* BEGIN *

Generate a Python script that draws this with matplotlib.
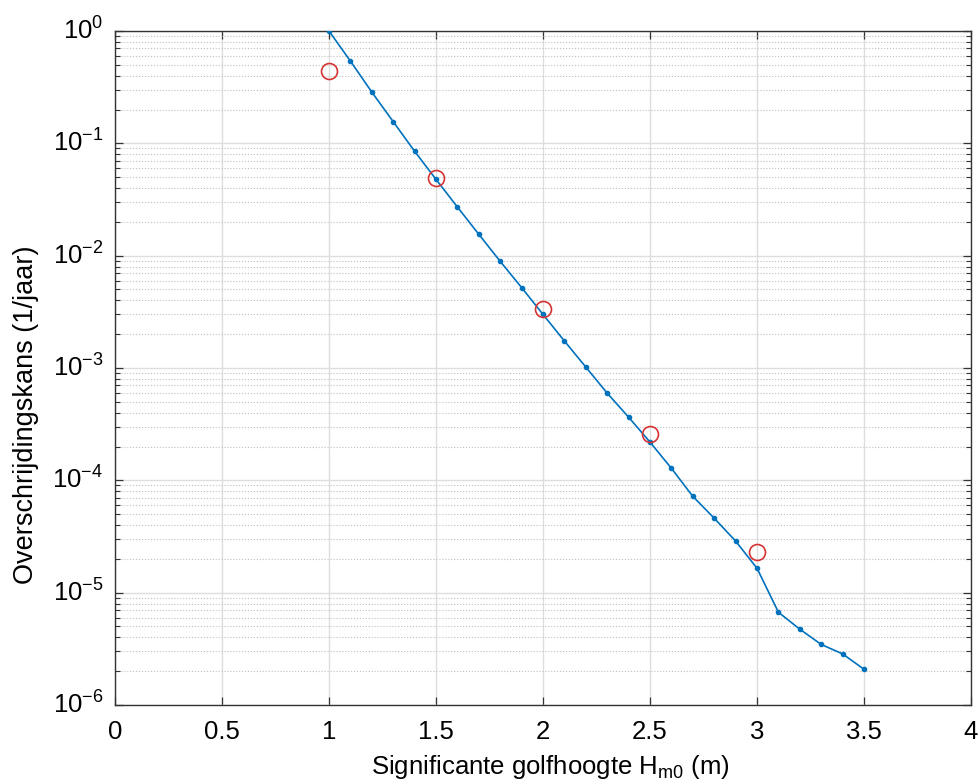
import matplotlib
matplotlib.use('Agg')
import matplotlib.pyplot as plt
from matplotlib.ticker import LogLocator, NullFormatter

plt.rcParams['font.family'] = ['Liberation Sans', 'DejaVu Sans']
plt.rcParams['mathtext.fontset'] = 'custom'
plt.rcParams['mathtext.rm'] = 'Liberation Sans'
plt.rcParams['mathtext.it'] = 'Liberation Sans'
plt.rcParams['mathtext.default'] = 'regular'
plt.rcParams['ytick.alignment'] = 'center'

# berekende overschrijdingskansen (lijn)
hm0 = [1.0, 1.1, 1.2, 1.3, 1.4, 1.5, 1.6, 1.7, 1.8, 1.9, 2.0, 2.1, 2.2,
       2.3, 2.4, 2.5, 2.6, 2.7, 2.8, 2.9, 3.0, 3.1, 3.2, 3.3, 3.4, 3.5]
kans = [1.0, 0.54, 0.286, 0.156, 0.085, 0.0478, 0.0271, 0.0155, 0.0089,
        0.0052, 0.0030, 0.00174, 0.00102, 5.97e-4, 3.65e-4, 2.19e-4,
        1.28e-4, 7.2e-5, 4.6e-5, 2.88e-5, 1.65e-5, 6.7e-6, 4.73e-6,
        3.46e-6, 2.85e-6, 2.08e-6]

# referentiepunten (rode cirkels)
hm0_ref = [1.0, 1.5, 2.0, 2.5, 3.0]
kans_ref = [0.443, 0.0494, 0.00337, 2.61e-4, 2.28e-5]

xticks = [0, 0.5, 1, 1.5, 2, 2.5, 3, 3.5, 4]
xticklabels = ['0', '0.5', '1', '1.5', '2', '2.5', '3', '3.5', '4']

fig = plt.figure(figsize=(9.79, 7.82), dpi=100)
ax = fig.add_axes([115 / 979, 77 / 782, 856 / 979, 674 / 782])

ax.plot(hm0, kans, color=(0, 0.447, 0.741), lw=1.2, marker='.', ms=6, zorder=3)
ax.plot(hm0_ref, kans_ref, ls='none', marker='o', ms=11.5, mfc='none',
        mec=(0.84, 0.2, 0.2), mew=1.2, zorder=4)

ax.set_yscale('log')
ax.set_xlim(0, 4)
ax.set_ylim(1e-6, 1e0)
ax.set_xticks(xticks)
ax.set_xticklabels(xticklabels)
ax.yaxis.set_major_locator(LogLocator(base=10, numticks=10))
ax.yaxis.set_minor_locator(LogLocator(base=10, subs=range(2, 10), numticks=100))
ax.yaxis.set_minor_formatter(NullFormatter())

ax.grid(True, which='major', color='0.87', lw=1.0, ls='-')
ax.grid(True, which='minor', axis='y', color='0.75', lw=0.8, ls=':')
ax.set_axisbelow(True)

ax.tick_params(which='both', direction='in', top=True, right=True,
               labelsize=18.5, color='0.2')
ax.tick_params(which='major', length=6, width=0.9)
ax.tick_params(axis='x', which='major', pad=10.8)
ax.tick_params(axis='y', which='major', pad=8.5)
ax.tick_params(which='minor', length=3.5, width=0.8)
for s in ax.spines.values():
    s.set_color('0.2')
    s.set_linewidth(1.0)

ax.set_xlabel('Significante golfhoogte H$_{m0}$ (m)', fontsize=18.5)
ax.xaxis.set_label_coords(0.508, -0.1025)
ax.xaxis.label.set_verticalalignment('baseline')
ax.set_ylabel('Overschrijdingskans (1/jaar)', fontsize=19.5)
ax.yaxis.set_label_coords(-0.089, 0.43)

fig.savefig('out.png', dpi=100)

* END *

Given instruction: Please reproduce the listing exactly from its opening line through the line that contains "plt.rcParams['ytick.alignment'] = 'center'", both included, with all pictures omitted.

Reply:
Generate a Python script that draws this with matplotlib.
import matplotlib
matplotlib.use('Agg')
import matplotlib.pyplot as plt
from matplotlib.ticker import LogLocator, NullFormatter

plt.rcParams['font.family'] = ['Liberation Sans', 'DejaVu Sans']
plt.rcParams['mathtext.fontset'] = 'custom'
plt.rcParams['mathtext.rm'] = 'Liberation Sans'
plt.rcParams['mathtext.it'] = 'Liberation Sans'
plt.rcParams['mathtext.default'] = 'regular'
plt.rcParams['ytick.alignment'] = 'center'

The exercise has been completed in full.